— Data —
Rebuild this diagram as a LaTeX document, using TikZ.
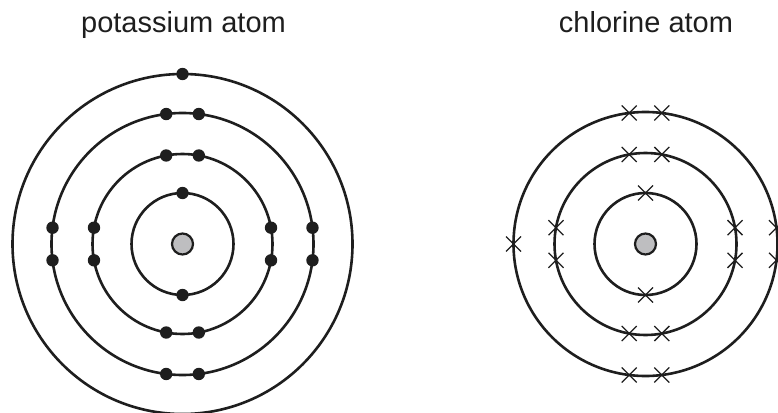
\documentclass[tikz,border=0pt]{standalone}
\usepackage{fontspec}
\setmainfont{Liberation Sans}
\usetikzlibrary{calc}
\definecolor{NucleusGrey}{RGB}{190, 190, 192}
\definecolor{ShellBlack}{RGB}{30, 30, 30}

\begin{document}
\begin{tikzpicture}[x=1pt, y=-1pt,
        shell/.style={line width=2.6pt, ShellBlack},
        nucleus/.style={line width=2.2pt, ShellBlack, fill=NucleusGrey},
        crossline/.style={line width=1.3pt, ShellBlack},
        atomlabel/.style={anchor=base, inner sep=0pt, font=\fontsize{29}{34}\selectfont, ShellBlack}]

        % Constants
        \def\gap{16.3}    % half distance between paired electrons
        \def\dotr{6.2pt}  % electron dot radius
        \def\arm{7.5}     % half size of a cross

        \useasboundingbox (0,0) rectangle (778,412);

        \coordinate (KCentre) at (182.5, 244);
        \coordinate (ClCentre) at (645.5, 244);

        % Labels
        \node[atomlabel] (KLabel) at (183.5, 33) {potassium atom};
        \node[atomlabel] (ClLabel) at (646, 33) {chlorine atom};

        % --- POTASSIUM (2,8,8,1) ---
        \foreach \r in {51, 90, 131, 170} {
            \draw[shell] (KCentre) circle (\r pt);
        }
        \draw[nucleus] (KCentre) circle (10.5pt);

        % first shell
        \fill[ShellBlack] ($(KCentre)+(0,-51)$) circle (\dotr);
        \fill[ShellBlack] ($(KCentre)+(0,51)$) circle (\dotr);

        % second and third shells: four pairs each
        \foreach \r in {90, 131} {
            \pgfmathsetmacro{\h}{sqrt(\r-\gap)*sqrt(\r+\gap)}
            \foreach \sx in {-1, 1} {
                \foreach \sy in {-1, 1} {
                    \fill[ShellBlack] ($(KCentre)+({\sx*\gap},{\sy*\h})$) circle (\dotr);
                    \fill[ShellBlack] ($(KCentre)+({\sx*\h},{\sy*\gap})$) circle (\dotr);
                }
            }
        }

        % outer shell
        \fill[ShellBlack] ($(KCentre)+(0,-170)$) circle (\dotr);

        % --- CHLORINE (2,8,7) ---
        \foreach \r in {51, 91, 132} {
            \draw[shell] (ClCentre) circle (\r pt);
        }
        \draw[nucleus] (ClCentre) circle (10.5pt);

        % first shell
        \foreach \sy in {-1, 1} {
            \draw[crossline] ($(ClCentre)+(0,{\sy*51})$) ++(-\arm,-\arm) -- ++(2*\arm,2*\arm) ++(-2*\arm,0) -- ++(2*\arm,-2*\arm);
        }

        % second shell: four pairs
        \pgfmathsetmacro{\h}{sqrt(91-\gap)*sqrt(91+\gap)}
        \foreach \sx in {-1, 1} {
            \foreach \sy in {-1, 1} {
                \draw[crossline] ($(ClCentre)+({\sx*\gap},{\sy*\h})$) ++(-\arm,-\arm) -- ++(2*\arm,2*\arm) ++(-2*\arm,0) -- ++(2*\arm,-2*\arm);
                \draw[crossline] ($(ClCentre)+({\sx*\h},{\sy*\gap})$) ++(-\arm,-\arm) -- ++(2*\arm,2*\arm) ++(-2*\arm,0) -- ++(2*\arm,-2*\arm);
            }
        }

        % outer shell: top, bottom and right pairs, one on the left
        \pgfmathsetmacro{\h}{sqrt(132-\gap)*sqrt(132+\gap)}
        \foreach \sy in {-1, 1} {
            \foreach \sx in {-1, 1} {
                \draw[crossline] ($(ClCentre)+({\sx*\gap},{\sy*\h})$) ++(-\arm,-\arm) -- ++(2*\arm,2*\arm) ++(-2*\arm,0) -- ++(2*\arm,-2*\arm);
            }
            \draw[crossline] ($(ClCentre)+({\h},{\sy*\gap})$) ++(-\arm,-\arm) -- ++(2*\arm,2*\arm) ++(-2*\arm,0) -- ++(2*\arm,-2*\arm);
        }
        \draw[crossline] ($(ClCentre)+(-132,0)$) ++(-\arm,-\arm) -- ++(2*\arm,2*\arm) ++(-2*\arm,0) -- ++(2*\arm,-2*\arm);

\end{tikzpicture}
\end{document}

— The task —
Only the lines from the start of the material through the line containing "size of a cross" should be transcribed. Pictures stay out.

— Worked answer —
Rebuild this diagram as a LaTeX document, using TikZ.
\documentclass[tikz,border=0pt]{standalone}
\usepackage{fontspec}
\setmainfont{Liberation Sans}
\usetikzlibrary{calc}
\definecolor{NucleusGrey}{RGB}{190, 190, 192}
\definecolor{ShellBlack}{RGB}{30, 30, 30}

\begin{document}
\begin{tikzpicture}[x=1pt, y=-1pt,
        shell/.style={line width=2.6pt, ShellBlack},
        nucleus/.style={line width=2.2pt, ShellBlack, fill=NucleusGrey},
        crossline/.style={line width=1.3pt, ShellBlack},
        atomlabel/.style={anchor=base, inner sep=0pt, font=\fontsize{29}{34}\selectfont, ShellBlack}]

        % Constants
        \def\gap{16.3}    % half distance between paired electrons
        \def\dotr{6.2pt}  % electron dot radius
        \def\arm{7.5}     % half size of a cross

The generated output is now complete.